PROBLEM DETAILS:
Exclude the pictures and reproduce the remaining data exactly as written.
-- START RECORDED INFORMATION --
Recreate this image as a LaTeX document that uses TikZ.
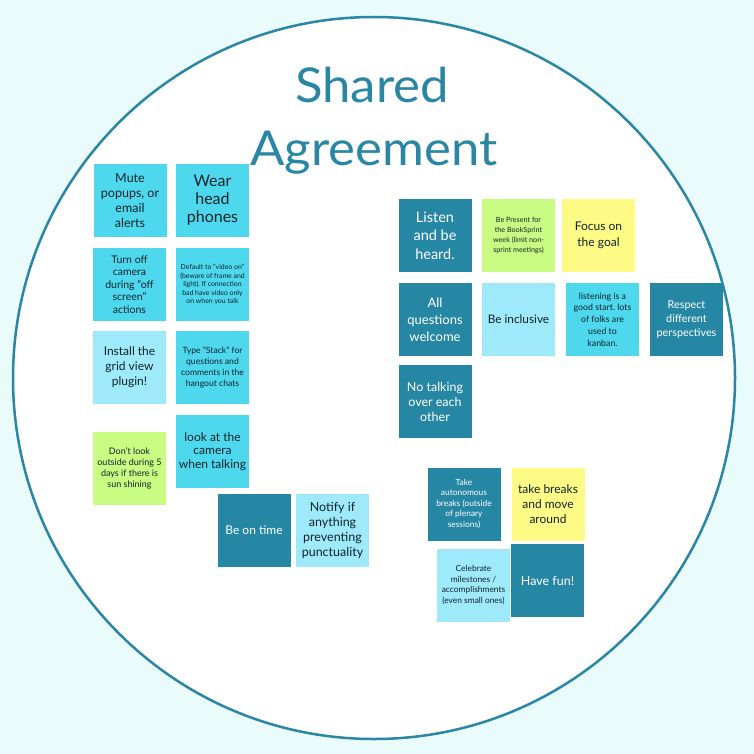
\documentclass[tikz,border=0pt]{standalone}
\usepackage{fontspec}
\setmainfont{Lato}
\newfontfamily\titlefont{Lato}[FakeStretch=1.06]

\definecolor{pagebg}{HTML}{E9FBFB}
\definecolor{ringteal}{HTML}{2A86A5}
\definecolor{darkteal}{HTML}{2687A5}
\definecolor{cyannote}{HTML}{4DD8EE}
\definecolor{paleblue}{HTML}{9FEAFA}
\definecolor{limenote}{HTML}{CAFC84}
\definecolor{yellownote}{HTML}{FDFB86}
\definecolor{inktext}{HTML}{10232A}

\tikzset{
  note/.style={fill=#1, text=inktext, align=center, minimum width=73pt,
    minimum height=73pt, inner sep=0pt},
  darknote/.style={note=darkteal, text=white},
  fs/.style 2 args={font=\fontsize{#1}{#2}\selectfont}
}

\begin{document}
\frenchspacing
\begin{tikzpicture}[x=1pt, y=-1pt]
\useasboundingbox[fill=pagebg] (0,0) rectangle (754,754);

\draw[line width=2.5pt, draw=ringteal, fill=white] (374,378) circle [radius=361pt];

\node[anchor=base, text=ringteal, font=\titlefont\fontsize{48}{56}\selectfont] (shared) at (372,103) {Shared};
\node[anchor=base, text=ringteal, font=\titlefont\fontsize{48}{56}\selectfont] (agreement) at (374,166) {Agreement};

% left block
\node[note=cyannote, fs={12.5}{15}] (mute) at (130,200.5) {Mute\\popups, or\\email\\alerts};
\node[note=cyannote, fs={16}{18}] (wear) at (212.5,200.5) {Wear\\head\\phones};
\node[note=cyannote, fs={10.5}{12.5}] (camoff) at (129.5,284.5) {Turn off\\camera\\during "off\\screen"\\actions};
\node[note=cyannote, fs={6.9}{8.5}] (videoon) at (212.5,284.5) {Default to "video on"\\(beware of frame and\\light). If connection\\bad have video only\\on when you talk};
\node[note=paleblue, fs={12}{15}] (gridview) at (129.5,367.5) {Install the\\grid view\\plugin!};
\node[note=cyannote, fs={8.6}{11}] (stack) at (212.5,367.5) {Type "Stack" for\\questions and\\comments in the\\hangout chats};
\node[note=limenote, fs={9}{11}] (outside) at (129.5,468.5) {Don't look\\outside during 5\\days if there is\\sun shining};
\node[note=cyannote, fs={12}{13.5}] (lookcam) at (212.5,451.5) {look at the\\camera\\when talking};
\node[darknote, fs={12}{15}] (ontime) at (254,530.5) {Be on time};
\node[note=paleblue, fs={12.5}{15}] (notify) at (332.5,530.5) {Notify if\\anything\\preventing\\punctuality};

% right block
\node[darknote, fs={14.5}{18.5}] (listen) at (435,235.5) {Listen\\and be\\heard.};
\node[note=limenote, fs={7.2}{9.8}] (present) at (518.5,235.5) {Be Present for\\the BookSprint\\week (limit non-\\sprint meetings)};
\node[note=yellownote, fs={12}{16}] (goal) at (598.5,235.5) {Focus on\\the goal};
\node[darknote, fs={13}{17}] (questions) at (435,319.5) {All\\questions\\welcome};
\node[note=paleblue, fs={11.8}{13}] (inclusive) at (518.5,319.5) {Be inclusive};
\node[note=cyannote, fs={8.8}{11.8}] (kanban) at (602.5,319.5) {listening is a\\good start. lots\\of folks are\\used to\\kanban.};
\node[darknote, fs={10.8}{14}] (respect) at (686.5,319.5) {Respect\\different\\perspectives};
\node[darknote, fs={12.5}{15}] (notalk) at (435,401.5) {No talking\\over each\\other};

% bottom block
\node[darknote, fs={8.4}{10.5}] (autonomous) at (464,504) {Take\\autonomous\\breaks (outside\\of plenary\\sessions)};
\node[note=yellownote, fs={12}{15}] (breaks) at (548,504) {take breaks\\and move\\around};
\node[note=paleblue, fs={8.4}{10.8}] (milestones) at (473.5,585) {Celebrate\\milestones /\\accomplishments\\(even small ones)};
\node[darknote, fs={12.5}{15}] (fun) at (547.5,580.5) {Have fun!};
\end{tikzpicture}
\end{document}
-- END RECORDED INFORMATION --
RESPONSE:
Recreate this image as a LaTeX document that uses TikZ.
\documentclass[tikz,border=0pt]{standalone}
\usepackage{fontspec}
\setmainfont{Lato}
\newfontfamily\titlefont{Lato}[FakeStretch=1.06]

\definecolor{pagebg}{HTML}{E9FBFB}
\definecolor{ringteal}{HTML}{2A86A5}
\definecolor{darkteal}{HTML}{2687A5}
\definecolor{cyannote}{HTML}{4DD8EE}
\definecolor{paleblue}{HTML}{9FEAFA}
\definecolor{limenote}{HTML}{CAFC84}
\definecolor{yellownote}{HTML}{FDFB86}
\definecolor{inktext}{HTML}{10232A}

\tikzset{
  note/.style={fill=#1, text=inktext, align=center, minimum width=73pt,
    minimum height=73pt, inner sep=0pt},
  darknote/.style={note=darkteal, text=white},
  fs/.style 2 args={font=\fontsize{#1}{#2}\selectfont}
}

\begin{document}
\frenchspacing
\begin{tikzpicture}[x=1pt, y=-1pt]
\useasboundingbox[fill=pagebg] (0,0) rectangle (754,754);

\draw[line width=2.5pt, draw=ringteal, fill=white] (374,378) circle [radius=361pt];

\node[anchor=base, text=ringteal, font=\titlefont\fontsize{48}{56}\selectfont] (shared) at (372,103) {Shared};
\node[anchor=base, text=ringteal, font=\titlefont\fontsize{48}{56}\selectfont] (agreement) at (374,166) {Agreement};

% left block
\node[note=cyannote, fs={12.5}{15}] (mute) at (130,200.5) {Mute\\popups, or\\email\\alerts};
\node[note=cyannote, fs={16}{18}] (wear) at (212.5,200.5) {Wear\\head\\phones};
\node[note=cyannote, fs={10.5}{12.5}] (camoff) at (129.5,284.5) {Turn off\\camera\\during "off\\screen"\\actions};
\node[note=cyannote, fs={6.9}{8.5}] (videoon) at (212.5,284.5) {Default to "video on"\\(beware of frame and\\light). If connection\\bad have video only\\on when you talk};
\node[note=paleblue, fs={12}{15}] (gridview) at (129.5,367.5) {Install the\\grid view\\plugin!};
\node[note=cyannote, fs={8.6}{11}] (stack) at (212.5,367.5) {Type "Stack" for\\questions and\\comments in the\\hangout chats};
\node[note=limenote, fs={9}{11}] (outside) at (129.5,468.5) {Don't look\\outside during 5\\days if there is\\sun shining};
\node[note=cyannote, fs={12}{13.5}] (lookcam) at (212.5,451.5) {look at the\\camera\\when talking};
\node[darknote, fs={12}{15}] (ontime) at (254,530.5) {Be on time};
\node[note=paleblue, fs={12.5}{15}] (notify) at (332.5,530.5) {Notify if\\anything\\preventing\\punctuality};

% right block
\node[darknote, fs={14.5}{18.5}] (listen) at (435,235.5) {Listen\\and be\\heard.};
\node[note=limenote, fs={7.2}{9.8}] (present) at (518.5,235.5) {Be Present for\\the BookSprint\\week (limit non-\\sprint meetings)};
\node[note=yellownote, fs={12}{16}] (goal) at (598.5,235.5) {Focus on\\the goal};
\node[darknote, fs={13}{17}] (questions) at (435,319.5) {All\\questions\\welcome};
\node[note=paleblue, fs={11.8}{13}] (inclusive) at (518.5,319.5) {Be inclusive};
\node[note=cyannote, fs={8.8}{11.8}] (kanban) at (602.5,319.5) {listening is a\\good start. lots\\of folks are\\used to\\kanban.};
\node[darknote, fs={10.8}{14}] (respect) at (686.5,319.5) {Respect\\different\\perspectives};
\node[darknote, fs={12.5}{15}] (notalk) at (435,401.5) {No talking\\over each\\other};

% bottom block
\node[darknote, fs={8.4}{10.5}] (autonomous) at (464,504) {Take\\autonomous\\breaks (outside\\of plenary\\sessions)};
\node[note=yellownote, fs={12}{15}] (breaks) at (548,504) {take breaks\\and move\\around};
\node[note=paleblue, fs={8.4}{10.8}] (milestones) at (473.5,585) {Celebrate\\milestones /\\accomplishments\\(even small ones)};
\node[darknote, fs={12.5}{15}] (fun) at (547.5,580.5) {Have fun!};
\end{tikzpicture}
\end{document}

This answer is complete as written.